Show every line where "document" occurs.

· · · · ·

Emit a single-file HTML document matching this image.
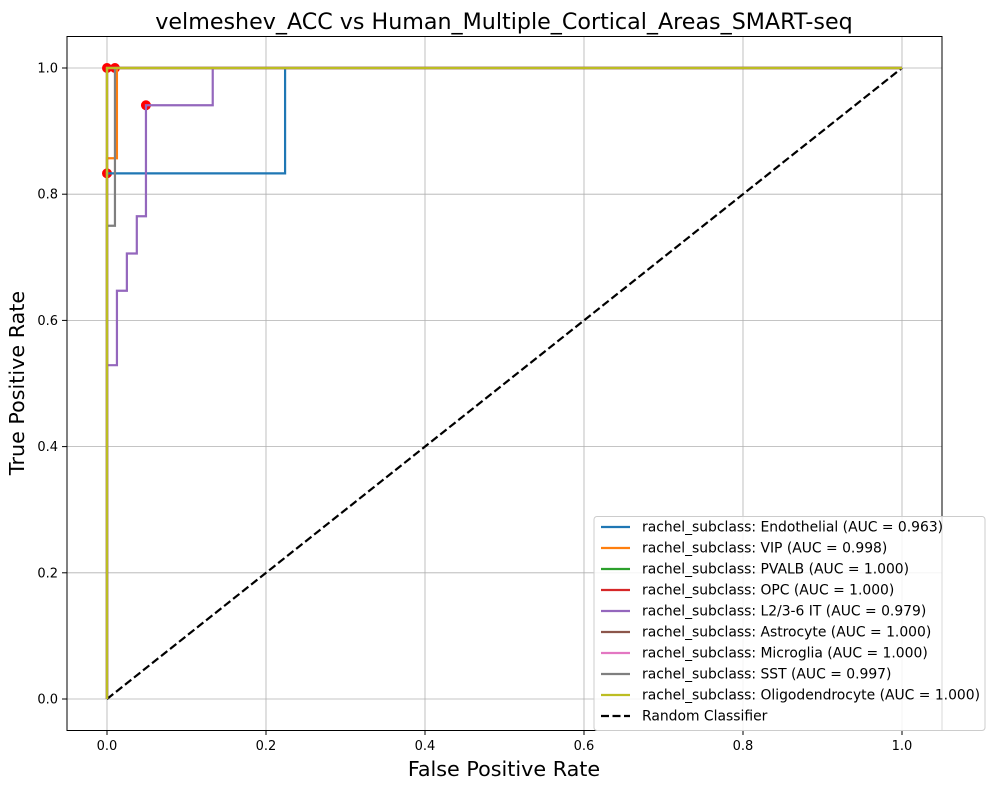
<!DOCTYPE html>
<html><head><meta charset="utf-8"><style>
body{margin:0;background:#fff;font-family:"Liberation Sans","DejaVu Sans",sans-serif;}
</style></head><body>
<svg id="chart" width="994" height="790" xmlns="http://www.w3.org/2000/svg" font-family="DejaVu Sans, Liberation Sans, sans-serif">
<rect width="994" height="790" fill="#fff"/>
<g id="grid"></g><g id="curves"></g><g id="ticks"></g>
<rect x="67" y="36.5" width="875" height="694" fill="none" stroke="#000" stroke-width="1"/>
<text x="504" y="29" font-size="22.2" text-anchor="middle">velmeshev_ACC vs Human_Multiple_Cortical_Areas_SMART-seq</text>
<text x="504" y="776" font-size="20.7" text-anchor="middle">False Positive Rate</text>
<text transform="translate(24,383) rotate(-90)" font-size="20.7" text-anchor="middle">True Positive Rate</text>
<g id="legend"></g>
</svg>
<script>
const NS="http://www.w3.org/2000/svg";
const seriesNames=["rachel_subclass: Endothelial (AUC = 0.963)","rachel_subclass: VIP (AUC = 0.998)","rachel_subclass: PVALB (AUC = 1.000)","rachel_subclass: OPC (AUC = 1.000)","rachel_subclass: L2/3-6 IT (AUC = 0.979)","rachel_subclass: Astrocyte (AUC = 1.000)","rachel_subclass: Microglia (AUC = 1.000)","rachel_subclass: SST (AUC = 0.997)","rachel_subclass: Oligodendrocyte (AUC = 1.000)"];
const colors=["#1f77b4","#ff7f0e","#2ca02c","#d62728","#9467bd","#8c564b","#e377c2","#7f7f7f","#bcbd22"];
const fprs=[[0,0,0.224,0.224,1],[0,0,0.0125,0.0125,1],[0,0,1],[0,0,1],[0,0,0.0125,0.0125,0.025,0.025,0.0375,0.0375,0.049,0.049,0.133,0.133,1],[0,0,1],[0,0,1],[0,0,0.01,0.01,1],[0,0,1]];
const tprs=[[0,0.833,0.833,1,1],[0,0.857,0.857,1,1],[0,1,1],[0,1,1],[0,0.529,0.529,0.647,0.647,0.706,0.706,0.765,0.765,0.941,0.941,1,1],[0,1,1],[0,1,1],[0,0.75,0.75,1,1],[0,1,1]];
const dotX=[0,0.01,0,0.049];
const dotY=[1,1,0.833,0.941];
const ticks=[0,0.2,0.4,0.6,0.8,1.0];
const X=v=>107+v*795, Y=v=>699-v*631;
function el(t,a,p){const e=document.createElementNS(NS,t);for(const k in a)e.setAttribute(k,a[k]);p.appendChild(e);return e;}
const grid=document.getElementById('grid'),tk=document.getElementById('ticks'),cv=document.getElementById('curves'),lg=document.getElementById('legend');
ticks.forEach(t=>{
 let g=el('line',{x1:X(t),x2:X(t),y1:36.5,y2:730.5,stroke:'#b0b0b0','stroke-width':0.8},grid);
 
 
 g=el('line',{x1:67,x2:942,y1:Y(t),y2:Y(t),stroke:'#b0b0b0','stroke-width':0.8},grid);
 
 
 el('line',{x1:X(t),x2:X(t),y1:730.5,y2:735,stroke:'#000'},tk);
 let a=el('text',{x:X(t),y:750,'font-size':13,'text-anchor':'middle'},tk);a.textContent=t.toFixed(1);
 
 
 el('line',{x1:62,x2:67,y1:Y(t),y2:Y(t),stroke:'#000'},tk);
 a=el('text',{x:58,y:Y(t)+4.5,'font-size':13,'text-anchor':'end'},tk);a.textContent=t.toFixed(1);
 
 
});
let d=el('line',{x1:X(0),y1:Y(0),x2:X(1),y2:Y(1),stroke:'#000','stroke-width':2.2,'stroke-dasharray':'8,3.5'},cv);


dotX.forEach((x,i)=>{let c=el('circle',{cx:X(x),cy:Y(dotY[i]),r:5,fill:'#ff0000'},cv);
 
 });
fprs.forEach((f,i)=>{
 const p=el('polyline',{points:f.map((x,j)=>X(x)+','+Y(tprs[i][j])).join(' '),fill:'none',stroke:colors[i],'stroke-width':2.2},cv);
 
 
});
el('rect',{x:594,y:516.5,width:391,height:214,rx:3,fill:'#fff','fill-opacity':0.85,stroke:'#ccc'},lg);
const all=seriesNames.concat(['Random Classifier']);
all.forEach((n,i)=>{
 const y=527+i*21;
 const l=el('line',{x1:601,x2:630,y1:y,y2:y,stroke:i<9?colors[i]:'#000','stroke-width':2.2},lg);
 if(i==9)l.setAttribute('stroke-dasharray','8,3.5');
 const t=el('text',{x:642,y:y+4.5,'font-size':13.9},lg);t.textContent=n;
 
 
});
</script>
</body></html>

· · · · ·

◆ **TASK ANSWER**:
Emit a single-file HTML document matching this image.
function el(t,a,p){const e=document.createElementNS(NS,t);for(const k in a)e.setAttribute(k,a[k]);p.appendChild(e);return e;}
const grid=document.getElementById('grid'),tk=document.getElementById('ticks'),cv=document.getElementById('curves'),lg=document.getElementById('legend');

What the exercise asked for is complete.